START DATA EXCERPTS

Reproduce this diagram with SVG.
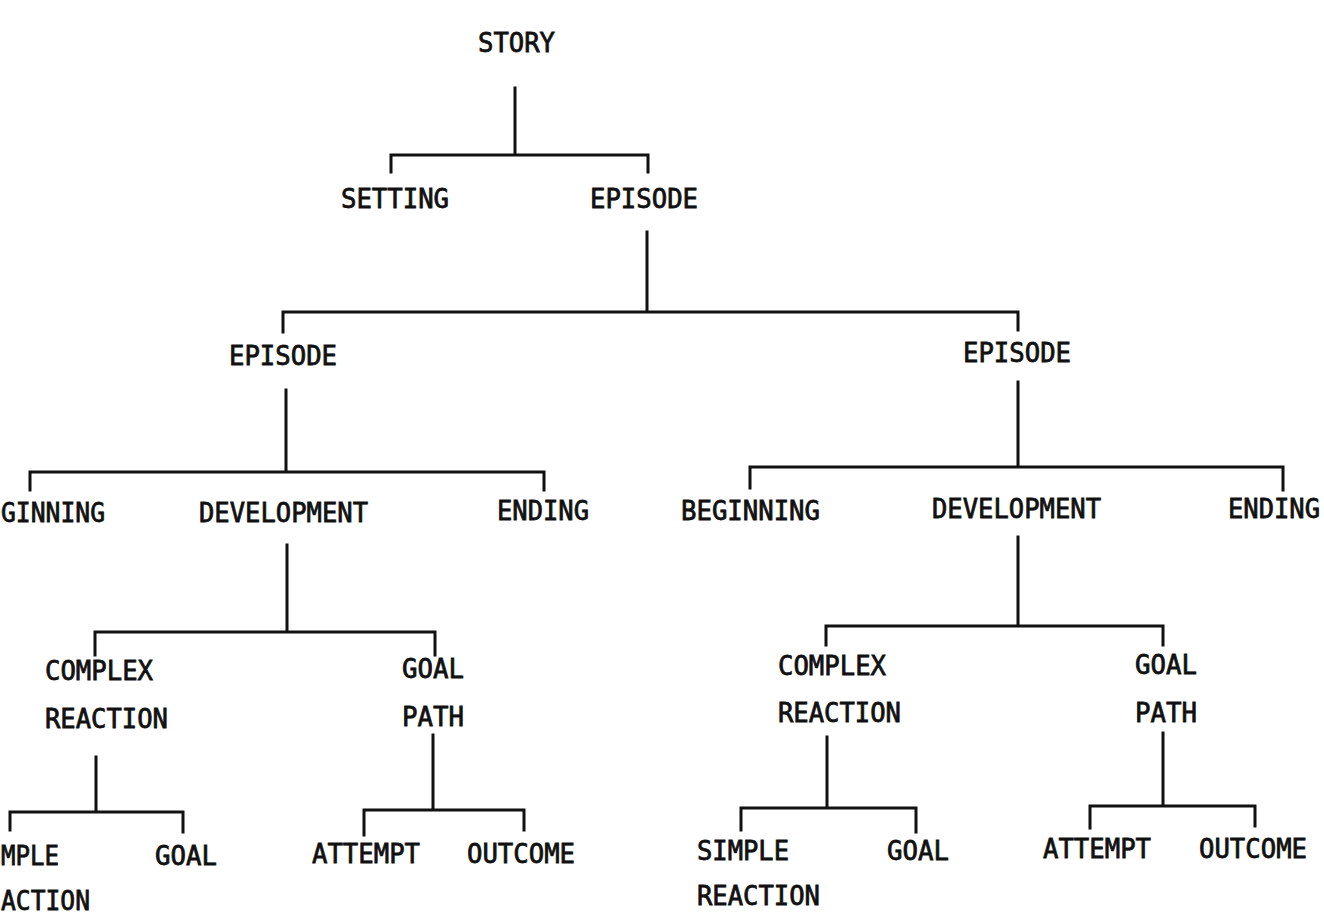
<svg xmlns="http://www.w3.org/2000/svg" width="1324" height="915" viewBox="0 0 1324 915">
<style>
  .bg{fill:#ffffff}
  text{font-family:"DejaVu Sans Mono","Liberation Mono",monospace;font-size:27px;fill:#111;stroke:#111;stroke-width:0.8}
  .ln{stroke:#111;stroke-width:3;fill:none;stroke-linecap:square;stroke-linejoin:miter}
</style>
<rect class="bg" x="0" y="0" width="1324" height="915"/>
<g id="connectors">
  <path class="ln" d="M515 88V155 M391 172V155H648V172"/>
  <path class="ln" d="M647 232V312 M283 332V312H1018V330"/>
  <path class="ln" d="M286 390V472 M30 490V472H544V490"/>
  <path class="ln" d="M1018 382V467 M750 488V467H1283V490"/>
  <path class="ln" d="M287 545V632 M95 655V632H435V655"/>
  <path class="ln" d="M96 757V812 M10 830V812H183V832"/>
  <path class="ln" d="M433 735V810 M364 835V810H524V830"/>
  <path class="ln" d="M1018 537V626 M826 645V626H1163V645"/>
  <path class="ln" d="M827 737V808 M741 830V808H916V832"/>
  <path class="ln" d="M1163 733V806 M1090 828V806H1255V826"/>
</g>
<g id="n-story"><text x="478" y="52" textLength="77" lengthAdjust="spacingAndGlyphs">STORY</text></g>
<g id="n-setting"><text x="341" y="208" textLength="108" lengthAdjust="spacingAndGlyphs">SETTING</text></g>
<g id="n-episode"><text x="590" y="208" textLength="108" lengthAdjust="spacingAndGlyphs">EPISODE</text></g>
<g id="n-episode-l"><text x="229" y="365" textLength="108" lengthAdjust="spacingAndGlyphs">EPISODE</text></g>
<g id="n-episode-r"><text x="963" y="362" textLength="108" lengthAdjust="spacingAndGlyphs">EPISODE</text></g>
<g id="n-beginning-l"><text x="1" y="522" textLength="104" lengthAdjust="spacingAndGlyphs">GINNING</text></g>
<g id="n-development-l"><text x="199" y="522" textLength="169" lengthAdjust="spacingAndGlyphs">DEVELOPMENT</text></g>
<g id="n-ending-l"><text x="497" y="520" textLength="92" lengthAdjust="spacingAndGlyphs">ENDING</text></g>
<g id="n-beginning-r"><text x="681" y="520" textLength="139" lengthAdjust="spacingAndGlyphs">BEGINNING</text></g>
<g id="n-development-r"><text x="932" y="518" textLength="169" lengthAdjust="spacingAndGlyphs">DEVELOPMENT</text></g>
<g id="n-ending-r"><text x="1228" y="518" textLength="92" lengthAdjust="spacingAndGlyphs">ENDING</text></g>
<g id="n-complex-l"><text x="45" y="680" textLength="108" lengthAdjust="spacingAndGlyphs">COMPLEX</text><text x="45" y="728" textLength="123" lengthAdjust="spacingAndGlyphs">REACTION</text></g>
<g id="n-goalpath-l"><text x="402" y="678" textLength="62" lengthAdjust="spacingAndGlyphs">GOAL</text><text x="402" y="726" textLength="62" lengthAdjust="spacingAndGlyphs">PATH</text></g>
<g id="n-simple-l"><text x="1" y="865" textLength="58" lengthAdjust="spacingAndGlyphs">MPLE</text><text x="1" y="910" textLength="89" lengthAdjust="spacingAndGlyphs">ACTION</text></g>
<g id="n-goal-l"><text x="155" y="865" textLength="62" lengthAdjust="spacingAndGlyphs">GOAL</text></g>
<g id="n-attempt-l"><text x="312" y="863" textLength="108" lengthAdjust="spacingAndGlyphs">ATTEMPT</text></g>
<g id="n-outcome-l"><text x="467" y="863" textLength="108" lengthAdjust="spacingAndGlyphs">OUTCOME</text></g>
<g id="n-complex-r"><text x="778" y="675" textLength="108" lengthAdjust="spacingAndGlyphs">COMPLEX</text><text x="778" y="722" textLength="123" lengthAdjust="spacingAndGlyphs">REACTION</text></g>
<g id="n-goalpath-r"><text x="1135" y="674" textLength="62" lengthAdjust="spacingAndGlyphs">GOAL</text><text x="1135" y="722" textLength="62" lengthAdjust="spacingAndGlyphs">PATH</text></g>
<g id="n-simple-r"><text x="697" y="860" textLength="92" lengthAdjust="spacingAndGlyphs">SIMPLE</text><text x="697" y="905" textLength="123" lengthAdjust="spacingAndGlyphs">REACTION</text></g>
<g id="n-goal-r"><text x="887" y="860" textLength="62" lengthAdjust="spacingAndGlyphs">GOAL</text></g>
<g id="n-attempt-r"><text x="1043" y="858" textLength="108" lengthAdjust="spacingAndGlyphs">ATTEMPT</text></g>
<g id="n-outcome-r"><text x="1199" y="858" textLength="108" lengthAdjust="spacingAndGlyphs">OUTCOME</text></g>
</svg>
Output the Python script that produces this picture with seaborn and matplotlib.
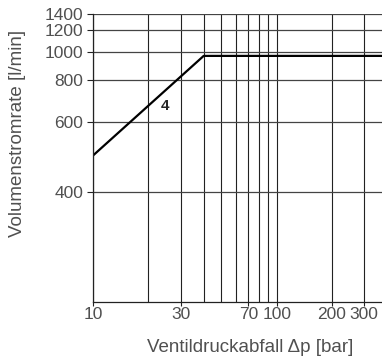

END DATA EXCERPTS

**EXERCISE INSTRUCTIONS**
Copy the records word for word, leaving no picture in the copy.

**IN RESPONSE**
Reproduce this diagram with SVG.
<svg xmlns="http://www.w3.org/2000/svg" width="1324" height="915" viewBox="0 0 1324 915">
<style>
  .bg{fill:#ffffff}
  text{font-family:"DejaVu Sans Mono","Liberation Mono",monospace;font-size:27px;fill:#111;stroke:#111;stroke-width:0.8}
  .ln{stroke:#111;stroke-width:3;fill:none;stroke-linecap:square;stroke-linejoin:miter}
</style>
<rect class="bg" x="0" y="0" width="1324" height="915"/>
<g id="connectors">
  <path class="ln" d="M515 88V155 M391 172V155H648V172"/>
  <path class="ln" d="M647 232V312 M283 332V312H1018V330"/>
  <path class="ln" d="M286 390V472 M30 490V472H544V490"/>
  <path class="ln" d="M1018 382V467 M750 488V467H1283V490"/>
  <path class="ln" d="M287 545V632 M95 655V632H435V655"/>
  <path class="ln" d="M96 757V812 M10 830V812H183V832"/>
  <path class="ln" d="M433 735V810 M364 835V810H524V830"/>
  <path class="ln" d="M1018 537V626 M826 645V626H1163V645"/>
  <path class="ln" d="M827 737V808 M741 830V808H916V832"/>
  <path class="ln" d="M1163 733V806 M1090 828V806H1255V826"/>
</g>
<g id="n-story"><text x="478" y="52" textLength="77" lengthAdjust="spacingAndGlyphs">STORY</text></g>
<g id="n-setting"><text x="341" y="208" textLength="108" lengthAdjust="spacingAndGlyphs">SETTING</text></g>
<g id="n-episode"><text x="590" y="208" textLength="108" lengthAdjust="spacingAndGlyphs">EPISODE</text></g>
<g id="n-episode-l"><text x="229" y="365" textLength="108" lengthAdjust="spacingAndGlyphs">EPISODE</text></g>
<g id="n-episode-r"><text x="963" y="362" textLength="108" lengthAdjust="spacingAndGlyphs">EPISODE</text></g>
<g id="n-beginning-l"><text x="1" y="522" textLength="104" lengthAdjust="spacingAndGlyphs">GINNING</text></g>
<g id="n-development-l"><text x="199" y="522" textLength="169" lengthAdjust="spacingAndGlyphs">DEVELOPMENT</text></g>
<g id="n-ending-l"><text x="497" y="520" textLength="92" lengthAdjust="spacingAndGlyphs">ENDING</text></g>
<g id="n-beginning-r"><text x="681" y="520" textLength="139" lengthAdjust="spacingAndGlyphs">BEGINNING</text></g>
<g id="n-development-r"><text x="932" y="518" textLength="169" lengthAdjust="spacingAndGlyphs">DEVELOPMENT</text></g>
<g id="n-ending-r"><text x="1228" y="518" textLength="92" lengthAdjust="spacingAndGlyphs">ENDING</text></g>
<g id="n-complex-l"><text x="45" y="680" textLength="108" lengthAdjust="spacingAndGlyphs">COMPLEX</text><text x="45" y="728" textLength="123" lengthAdjust="spacingAndGlyphs">REACTION</text></g>
<g id="n-goalpath-l"><text x="402" y="678" textLength="62" lengthAdjust="spacingAndGlyphs">GOAL</text><text x="402" y="726" textLength="62" lengthAdjust="spacingAndGlyphs">PATH</text></g>
<g id="n-simple-l"><text x="1" y="865" textLength="58" lengthAdjust="spacingAndGlyphs">MPLE</text><text x="1" y="910" textLength="89" lengthAdjust="spacingAndGlyphs">ACTION</text></g>
<g id="n-goal-l"><text x="155" y="865" textLength="62" lengthAdjust="spacingAndGlyphs">GOAL</text></g>
<g id="n-attempt-l"><text x="312" y="863" textLength="108" lengthAdjust="spacingAndGlyphs">ATTEMPT</text></g>
<g id="n-outcome-l"><text x="467" y="863" textLength="108" lengthAdjust="spacingAndGlyphs">OUTCOME</text></g>
<g id="n-complex-r"><text x="778" y="675" textLength="108" lengthAdjust="spacingAndGlyphs">COMPLEX</text><text x="778" y="722" textLength="123" lengthAdjust="spacingAndGlyphs">REACTION</text></g>
<g id="n-goalpath-r"><text x="1135" y="674" textLength="62" lengthAdjust="spacingAndGlyphs">GOAL</text><text x="1135" y="722" textLength="62" lengthAdjust="spacingAndGlyphs">PATH</text></g>
<g id="n-simple-r"><text x="697" y="860" textLength="92" lengthAdjust="spacingAndGlyphs">SIMPLE</text><text x="697" y="905" textLength="123" lengthAdjust="spacingAndGlyphs">REACTION</text></g>
<g id="n-goal-r"><text x="887" y="860" textLength="62" lengthAdjust="spacingAndGlyphs">GOAL</text></g>
<g id="n-attempt-r"><text x="1043" y="858" textLength="108" lengthAdjust="spacingAndGlyphs">ATTEMPT</text></g>
<g id="n-outcome-r"><text x="1199" y="858" textLength="108" lengthAdjust="spacingAndGlyphs">OUTCOME</text></g>
</svg>
Output the Python script that produces this picture with seaborn and matplotlib.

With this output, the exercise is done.